• COLLECTED MATERIAL:
★ ★ ★ ★

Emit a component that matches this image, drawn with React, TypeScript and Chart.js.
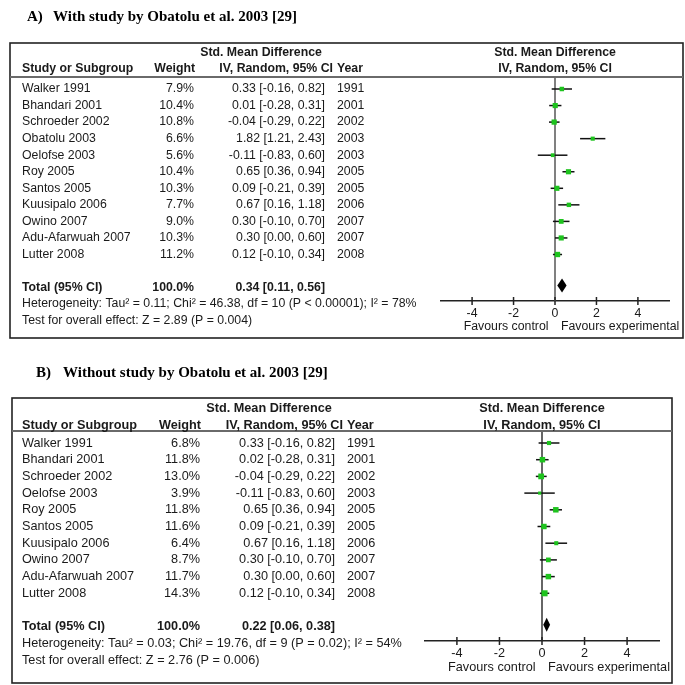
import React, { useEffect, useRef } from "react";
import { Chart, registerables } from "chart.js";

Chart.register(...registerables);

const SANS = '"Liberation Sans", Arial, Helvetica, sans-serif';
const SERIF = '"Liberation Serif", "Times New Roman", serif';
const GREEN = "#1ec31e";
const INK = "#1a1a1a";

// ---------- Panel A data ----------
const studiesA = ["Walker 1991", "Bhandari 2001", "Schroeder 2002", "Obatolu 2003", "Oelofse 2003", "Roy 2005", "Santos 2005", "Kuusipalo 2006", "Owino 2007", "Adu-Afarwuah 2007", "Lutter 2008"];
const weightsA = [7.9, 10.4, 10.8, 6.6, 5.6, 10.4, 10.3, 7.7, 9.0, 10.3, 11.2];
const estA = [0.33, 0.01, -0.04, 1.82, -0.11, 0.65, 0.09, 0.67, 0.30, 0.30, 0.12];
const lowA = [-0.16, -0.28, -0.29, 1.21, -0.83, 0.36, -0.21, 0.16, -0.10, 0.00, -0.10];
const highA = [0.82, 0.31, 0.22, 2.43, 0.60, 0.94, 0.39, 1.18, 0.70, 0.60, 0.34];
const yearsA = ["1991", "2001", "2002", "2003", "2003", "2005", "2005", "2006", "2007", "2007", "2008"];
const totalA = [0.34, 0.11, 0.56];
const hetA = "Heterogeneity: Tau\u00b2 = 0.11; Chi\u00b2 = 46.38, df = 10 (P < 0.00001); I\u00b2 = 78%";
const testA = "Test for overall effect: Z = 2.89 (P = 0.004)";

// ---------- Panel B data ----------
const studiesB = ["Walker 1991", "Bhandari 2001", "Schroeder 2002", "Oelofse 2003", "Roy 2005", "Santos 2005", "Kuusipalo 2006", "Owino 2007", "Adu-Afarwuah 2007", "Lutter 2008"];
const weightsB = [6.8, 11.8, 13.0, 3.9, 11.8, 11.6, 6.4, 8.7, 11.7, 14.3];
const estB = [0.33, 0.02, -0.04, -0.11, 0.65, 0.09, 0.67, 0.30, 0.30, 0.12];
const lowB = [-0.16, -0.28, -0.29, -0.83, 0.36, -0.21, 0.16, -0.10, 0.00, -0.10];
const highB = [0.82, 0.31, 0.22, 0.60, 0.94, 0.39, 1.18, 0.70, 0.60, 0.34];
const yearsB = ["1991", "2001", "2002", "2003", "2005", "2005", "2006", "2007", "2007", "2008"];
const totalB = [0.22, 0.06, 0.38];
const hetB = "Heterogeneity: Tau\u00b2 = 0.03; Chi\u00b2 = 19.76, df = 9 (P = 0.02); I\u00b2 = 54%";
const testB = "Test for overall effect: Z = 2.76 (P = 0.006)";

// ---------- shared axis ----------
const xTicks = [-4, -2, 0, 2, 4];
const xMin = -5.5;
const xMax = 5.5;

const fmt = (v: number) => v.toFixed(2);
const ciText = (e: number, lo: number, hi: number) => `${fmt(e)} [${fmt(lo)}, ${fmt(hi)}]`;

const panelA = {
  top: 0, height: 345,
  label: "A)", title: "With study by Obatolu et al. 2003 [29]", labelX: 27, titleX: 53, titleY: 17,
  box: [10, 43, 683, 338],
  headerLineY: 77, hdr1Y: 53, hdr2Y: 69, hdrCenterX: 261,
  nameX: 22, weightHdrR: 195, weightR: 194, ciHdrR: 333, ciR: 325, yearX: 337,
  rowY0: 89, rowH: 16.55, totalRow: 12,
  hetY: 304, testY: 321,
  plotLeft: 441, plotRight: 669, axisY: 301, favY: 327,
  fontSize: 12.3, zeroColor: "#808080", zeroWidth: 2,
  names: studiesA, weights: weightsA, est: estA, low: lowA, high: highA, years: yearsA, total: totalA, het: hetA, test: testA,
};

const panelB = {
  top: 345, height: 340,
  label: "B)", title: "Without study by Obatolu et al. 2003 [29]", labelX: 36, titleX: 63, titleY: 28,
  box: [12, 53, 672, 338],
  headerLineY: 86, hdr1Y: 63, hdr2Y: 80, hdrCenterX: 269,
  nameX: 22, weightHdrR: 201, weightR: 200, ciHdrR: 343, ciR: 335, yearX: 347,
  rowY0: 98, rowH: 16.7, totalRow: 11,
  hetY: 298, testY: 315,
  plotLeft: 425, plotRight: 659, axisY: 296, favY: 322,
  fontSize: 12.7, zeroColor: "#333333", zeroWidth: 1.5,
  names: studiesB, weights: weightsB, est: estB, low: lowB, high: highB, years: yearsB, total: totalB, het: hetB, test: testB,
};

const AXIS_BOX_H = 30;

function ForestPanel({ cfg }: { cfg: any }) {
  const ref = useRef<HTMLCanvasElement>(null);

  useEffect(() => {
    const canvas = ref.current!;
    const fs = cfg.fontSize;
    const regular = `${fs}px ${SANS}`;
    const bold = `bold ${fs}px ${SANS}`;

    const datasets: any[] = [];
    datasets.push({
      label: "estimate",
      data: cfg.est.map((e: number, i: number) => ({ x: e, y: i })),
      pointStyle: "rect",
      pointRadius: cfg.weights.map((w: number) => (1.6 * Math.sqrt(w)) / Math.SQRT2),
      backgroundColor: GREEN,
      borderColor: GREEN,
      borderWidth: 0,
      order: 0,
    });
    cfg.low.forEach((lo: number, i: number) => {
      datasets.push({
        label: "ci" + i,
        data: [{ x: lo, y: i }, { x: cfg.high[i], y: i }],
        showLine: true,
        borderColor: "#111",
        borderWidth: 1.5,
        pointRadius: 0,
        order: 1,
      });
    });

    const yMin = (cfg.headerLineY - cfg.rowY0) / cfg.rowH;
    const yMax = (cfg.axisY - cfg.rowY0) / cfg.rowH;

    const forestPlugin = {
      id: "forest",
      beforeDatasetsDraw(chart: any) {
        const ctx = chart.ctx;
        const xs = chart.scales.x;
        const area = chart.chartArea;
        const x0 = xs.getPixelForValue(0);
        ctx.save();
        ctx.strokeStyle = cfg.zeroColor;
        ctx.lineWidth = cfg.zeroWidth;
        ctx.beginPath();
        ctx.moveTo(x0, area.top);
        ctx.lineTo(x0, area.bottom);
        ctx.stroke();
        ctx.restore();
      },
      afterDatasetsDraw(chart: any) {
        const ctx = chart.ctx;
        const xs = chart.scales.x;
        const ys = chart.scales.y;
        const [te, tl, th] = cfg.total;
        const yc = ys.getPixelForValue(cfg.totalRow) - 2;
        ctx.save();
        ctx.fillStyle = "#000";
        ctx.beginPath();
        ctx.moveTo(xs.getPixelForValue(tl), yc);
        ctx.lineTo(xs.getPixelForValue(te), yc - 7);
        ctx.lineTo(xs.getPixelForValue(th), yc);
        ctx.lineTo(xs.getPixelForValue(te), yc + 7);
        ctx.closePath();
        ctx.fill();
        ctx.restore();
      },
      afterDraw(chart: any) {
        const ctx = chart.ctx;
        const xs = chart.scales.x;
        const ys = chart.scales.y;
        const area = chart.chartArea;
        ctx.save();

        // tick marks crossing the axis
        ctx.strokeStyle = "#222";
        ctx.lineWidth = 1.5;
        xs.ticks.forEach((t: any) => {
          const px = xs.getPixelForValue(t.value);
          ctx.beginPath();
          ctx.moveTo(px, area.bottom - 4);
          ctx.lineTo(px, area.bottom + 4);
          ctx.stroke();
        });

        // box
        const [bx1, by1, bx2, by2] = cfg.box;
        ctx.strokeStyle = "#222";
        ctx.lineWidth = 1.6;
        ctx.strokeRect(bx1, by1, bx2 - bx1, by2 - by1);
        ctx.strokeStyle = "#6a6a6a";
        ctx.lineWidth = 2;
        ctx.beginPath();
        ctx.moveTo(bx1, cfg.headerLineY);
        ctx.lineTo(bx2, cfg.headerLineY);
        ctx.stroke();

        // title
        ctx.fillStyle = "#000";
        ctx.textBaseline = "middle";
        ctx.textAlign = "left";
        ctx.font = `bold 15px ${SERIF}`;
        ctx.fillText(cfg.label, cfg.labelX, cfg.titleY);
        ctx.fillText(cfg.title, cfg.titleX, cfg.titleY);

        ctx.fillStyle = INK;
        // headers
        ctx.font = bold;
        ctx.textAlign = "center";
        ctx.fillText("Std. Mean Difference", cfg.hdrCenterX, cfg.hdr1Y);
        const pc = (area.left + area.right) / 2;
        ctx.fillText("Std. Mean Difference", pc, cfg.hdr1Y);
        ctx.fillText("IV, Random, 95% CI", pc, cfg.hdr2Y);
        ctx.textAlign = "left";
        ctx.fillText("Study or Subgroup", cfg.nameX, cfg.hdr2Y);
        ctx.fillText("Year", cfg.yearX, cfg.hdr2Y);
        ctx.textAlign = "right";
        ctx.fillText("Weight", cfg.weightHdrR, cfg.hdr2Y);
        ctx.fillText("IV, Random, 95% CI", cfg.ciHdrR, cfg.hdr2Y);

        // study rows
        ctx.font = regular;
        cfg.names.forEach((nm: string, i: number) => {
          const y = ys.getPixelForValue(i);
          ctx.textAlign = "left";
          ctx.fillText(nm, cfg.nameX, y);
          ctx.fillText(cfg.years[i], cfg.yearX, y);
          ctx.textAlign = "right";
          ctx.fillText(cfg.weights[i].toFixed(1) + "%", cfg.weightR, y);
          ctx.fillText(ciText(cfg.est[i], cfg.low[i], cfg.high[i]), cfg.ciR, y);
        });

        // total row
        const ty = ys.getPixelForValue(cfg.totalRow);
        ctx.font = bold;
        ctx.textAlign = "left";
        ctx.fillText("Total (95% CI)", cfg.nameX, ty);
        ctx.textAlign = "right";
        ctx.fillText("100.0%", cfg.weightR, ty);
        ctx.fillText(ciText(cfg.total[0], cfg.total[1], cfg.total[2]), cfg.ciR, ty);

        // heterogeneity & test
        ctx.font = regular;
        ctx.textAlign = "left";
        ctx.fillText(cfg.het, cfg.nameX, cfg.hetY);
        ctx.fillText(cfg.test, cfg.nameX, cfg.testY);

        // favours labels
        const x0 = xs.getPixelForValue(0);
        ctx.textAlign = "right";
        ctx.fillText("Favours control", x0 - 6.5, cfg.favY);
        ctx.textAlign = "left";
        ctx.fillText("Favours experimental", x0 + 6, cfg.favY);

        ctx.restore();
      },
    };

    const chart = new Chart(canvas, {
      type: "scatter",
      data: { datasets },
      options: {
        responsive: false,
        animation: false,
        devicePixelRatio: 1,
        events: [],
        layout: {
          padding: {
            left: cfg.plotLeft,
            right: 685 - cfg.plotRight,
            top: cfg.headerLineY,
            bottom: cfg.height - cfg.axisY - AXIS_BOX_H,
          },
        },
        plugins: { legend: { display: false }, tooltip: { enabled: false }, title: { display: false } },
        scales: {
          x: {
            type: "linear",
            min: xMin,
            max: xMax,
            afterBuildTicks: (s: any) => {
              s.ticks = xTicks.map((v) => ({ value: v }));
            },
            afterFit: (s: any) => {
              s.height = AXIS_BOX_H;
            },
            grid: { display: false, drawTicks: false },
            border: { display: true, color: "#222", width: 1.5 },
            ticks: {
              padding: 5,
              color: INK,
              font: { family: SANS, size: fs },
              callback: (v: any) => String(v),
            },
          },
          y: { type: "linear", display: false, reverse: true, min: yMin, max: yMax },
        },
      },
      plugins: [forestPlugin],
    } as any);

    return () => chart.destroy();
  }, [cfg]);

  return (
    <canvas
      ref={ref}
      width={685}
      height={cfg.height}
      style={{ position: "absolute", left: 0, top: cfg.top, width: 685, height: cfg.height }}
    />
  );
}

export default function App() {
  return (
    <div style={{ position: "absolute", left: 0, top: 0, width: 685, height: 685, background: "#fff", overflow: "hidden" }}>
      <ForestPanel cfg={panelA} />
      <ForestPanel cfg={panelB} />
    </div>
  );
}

★ ★ ★ ★

• WHAT THE TASK ASKS: Gather all lines where the word "React" appears.

• COMPLETED TASK:
Emit a component that matches this image, drawn with React, TypeScript and Chart.js.
import React, { useEffect, useRef } from "react";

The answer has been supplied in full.